**INSTRUCTIONS TO FOLLOW**
Please write out the lines of the data exactly, beginning with the first and ending with the line containing "68.4, 58.7, 62.4]"; leave the pictures behind.

**DATA PROVIDED**
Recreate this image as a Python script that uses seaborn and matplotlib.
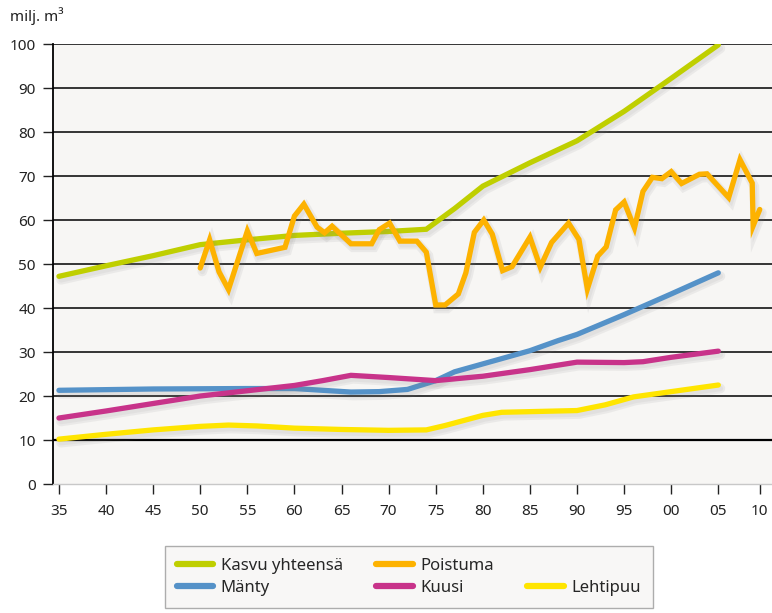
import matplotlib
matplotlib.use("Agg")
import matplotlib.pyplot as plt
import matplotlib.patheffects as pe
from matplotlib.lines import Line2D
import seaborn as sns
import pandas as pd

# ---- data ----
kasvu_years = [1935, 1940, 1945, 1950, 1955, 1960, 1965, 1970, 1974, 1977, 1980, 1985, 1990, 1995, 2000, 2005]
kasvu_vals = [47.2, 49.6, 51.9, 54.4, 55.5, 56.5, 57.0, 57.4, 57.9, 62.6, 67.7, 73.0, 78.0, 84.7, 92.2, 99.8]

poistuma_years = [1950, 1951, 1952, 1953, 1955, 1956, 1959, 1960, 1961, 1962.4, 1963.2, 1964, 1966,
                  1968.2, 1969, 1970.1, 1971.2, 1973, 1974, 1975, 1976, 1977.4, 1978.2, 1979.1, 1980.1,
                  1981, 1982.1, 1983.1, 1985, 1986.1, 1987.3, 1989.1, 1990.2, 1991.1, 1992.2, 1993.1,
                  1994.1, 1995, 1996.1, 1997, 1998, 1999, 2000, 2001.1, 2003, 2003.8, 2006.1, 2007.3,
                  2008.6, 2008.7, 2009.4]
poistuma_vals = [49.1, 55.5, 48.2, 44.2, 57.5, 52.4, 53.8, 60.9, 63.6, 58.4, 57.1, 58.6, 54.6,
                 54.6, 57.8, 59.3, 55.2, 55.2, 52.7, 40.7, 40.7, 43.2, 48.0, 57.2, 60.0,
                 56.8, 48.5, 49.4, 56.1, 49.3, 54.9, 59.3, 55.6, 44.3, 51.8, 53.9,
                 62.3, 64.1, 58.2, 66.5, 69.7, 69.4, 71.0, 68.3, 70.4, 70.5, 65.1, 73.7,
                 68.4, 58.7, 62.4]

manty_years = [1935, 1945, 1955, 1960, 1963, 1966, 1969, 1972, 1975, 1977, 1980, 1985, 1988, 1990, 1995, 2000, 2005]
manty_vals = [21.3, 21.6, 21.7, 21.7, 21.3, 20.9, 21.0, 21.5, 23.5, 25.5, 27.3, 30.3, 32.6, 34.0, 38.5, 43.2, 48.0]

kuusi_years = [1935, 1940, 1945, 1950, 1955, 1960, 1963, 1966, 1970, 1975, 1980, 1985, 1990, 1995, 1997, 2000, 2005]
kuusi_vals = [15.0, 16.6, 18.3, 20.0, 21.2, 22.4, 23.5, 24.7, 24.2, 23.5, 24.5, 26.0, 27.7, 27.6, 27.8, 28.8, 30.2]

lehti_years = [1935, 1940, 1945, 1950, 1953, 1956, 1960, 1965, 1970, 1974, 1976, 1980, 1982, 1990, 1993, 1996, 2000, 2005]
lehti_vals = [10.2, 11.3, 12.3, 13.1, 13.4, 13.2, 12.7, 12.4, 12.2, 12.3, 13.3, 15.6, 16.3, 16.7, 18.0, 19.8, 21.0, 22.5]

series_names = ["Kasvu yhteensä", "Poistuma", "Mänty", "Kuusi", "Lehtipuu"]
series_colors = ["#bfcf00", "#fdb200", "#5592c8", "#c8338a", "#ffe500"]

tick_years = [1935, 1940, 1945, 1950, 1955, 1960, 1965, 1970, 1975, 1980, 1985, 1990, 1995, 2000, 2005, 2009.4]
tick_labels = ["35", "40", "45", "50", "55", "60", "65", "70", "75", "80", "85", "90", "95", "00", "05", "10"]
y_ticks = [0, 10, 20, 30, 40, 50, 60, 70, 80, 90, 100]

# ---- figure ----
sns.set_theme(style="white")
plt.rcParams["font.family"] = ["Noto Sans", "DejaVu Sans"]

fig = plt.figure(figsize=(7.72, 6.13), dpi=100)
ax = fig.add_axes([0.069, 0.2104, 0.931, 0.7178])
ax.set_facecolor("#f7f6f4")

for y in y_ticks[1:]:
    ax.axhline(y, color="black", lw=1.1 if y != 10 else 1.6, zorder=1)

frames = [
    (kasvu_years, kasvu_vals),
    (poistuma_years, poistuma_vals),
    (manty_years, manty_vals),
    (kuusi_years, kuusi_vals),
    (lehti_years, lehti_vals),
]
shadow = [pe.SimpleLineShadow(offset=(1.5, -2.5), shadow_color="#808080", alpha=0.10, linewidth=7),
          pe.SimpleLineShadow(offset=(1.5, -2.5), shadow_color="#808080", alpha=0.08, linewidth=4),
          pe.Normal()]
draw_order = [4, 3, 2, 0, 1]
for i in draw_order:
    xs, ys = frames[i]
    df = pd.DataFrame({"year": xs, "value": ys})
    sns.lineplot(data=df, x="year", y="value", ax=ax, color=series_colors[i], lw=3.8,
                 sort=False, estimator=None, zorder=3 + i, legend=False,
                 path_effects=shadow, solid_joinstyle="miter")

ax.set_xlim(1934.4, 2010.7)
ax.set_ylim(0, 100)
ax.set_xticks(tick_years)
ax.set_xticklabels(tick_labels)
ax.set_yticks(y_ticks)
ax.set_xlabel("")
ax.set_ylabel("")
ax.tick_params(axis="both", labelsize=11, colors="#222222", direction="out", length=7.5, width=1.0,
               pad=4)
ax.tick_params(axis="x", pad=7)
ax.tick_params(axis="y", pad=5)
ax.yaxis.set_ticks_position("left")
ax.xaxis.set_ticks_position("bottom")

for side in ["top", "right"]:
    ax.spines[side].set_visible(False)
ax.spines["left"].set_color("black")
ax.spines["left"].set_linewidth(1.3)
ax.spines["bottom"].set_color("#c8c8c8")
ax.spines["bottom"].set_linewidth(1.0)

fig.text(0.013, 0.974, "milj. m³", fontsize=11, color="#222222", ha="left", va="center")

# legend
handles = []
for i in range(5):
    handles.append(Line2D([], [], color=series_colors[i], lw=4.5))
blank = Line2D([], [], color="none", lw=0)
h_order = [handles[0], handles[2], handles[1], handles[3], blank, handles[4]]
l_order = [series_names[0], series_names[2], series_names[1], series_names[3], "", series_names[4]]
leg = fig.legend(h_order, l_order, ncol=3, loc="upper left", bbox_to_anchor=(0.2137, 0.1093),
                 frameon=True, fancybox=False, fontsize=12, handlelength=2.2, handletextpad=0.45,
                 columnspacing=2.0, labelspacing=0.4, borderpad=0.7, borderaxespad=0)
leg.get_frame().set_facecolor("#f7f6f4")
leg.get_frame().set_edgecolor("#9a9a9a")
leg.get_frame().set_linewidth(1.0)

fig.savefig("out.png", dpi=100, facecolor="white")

**CORRECT RESPONSE**
Recreate this image as a Python script that uses seaborn and matplotlib.
import matplotlib
matplotlib.use("Agg")
import matplotlib.pyplot as plt
import matplotlib.patheffects as pe
from matplotlib.lines import Line2D
import seaborn as sns
import pandas as pd

# ---- data ----
kasvu_years = [1935, 1940, 1945, 1950, 1955, 1960, 1965, 1970, 1974, 1977, 1980, 1985, 1990, 1995, 2000, 2005]
kasvu_vals = [47.2, 49.6, 51.9, 54.4, 55.5, 56.5, 57.0, 57.4, 57.9, 62.6, 67.7, 73.0, 78.0, 84.7, 92.2, 99.8]

poistuma_years = [1950, 1951, 1952, 1953, 1955, 1956, 1959, 1960, 1961, 1962.4, 1963.2, 1964, 1966,
                  1968.2, 1969, 1970.1, 1971.2, 1973, 1974, 1975, 1976, 1977.4, 1978.2, 1979.1, 1980.1,
                  1981, 1982.1, 1983.1, 1985, 1986.1, 1987.3, 1989.1, 1990.2, 1991.1, 1992.2, 1993.1,
                  1994.1, 1995, 1996.1, 1997, 1998, 1999, 2000, 2001.1, 2003, 2003.8, 2006.1, 2007.3,
                  2008.6, 2008.7, 2009.4]
poistuma_vals = [49.1, 55.5, 48.2, 44.2, 57.5, 52.4, 53.8, 60.9, 63.6, 58.4, 57.1, 58.6, 54.6,
                 54.6, 57.8, 59.3, 55.2, 55.2, 52.7, 40.7, 40.7, 43.2, 48.0, 57.2, 60.0,
                 56.8, 48.5, 49.4, 56.1, 49.3, 54.9, 59.3, 55.6, 44.3, 51.8, 53.9,
                 62.3, 64.1, 58.2, 66.5, 69.7, 69.4, 71.0, 68.3, 70.4, 70.5, 65.1, 73.7,
                 68.4, 58.7, 62.4]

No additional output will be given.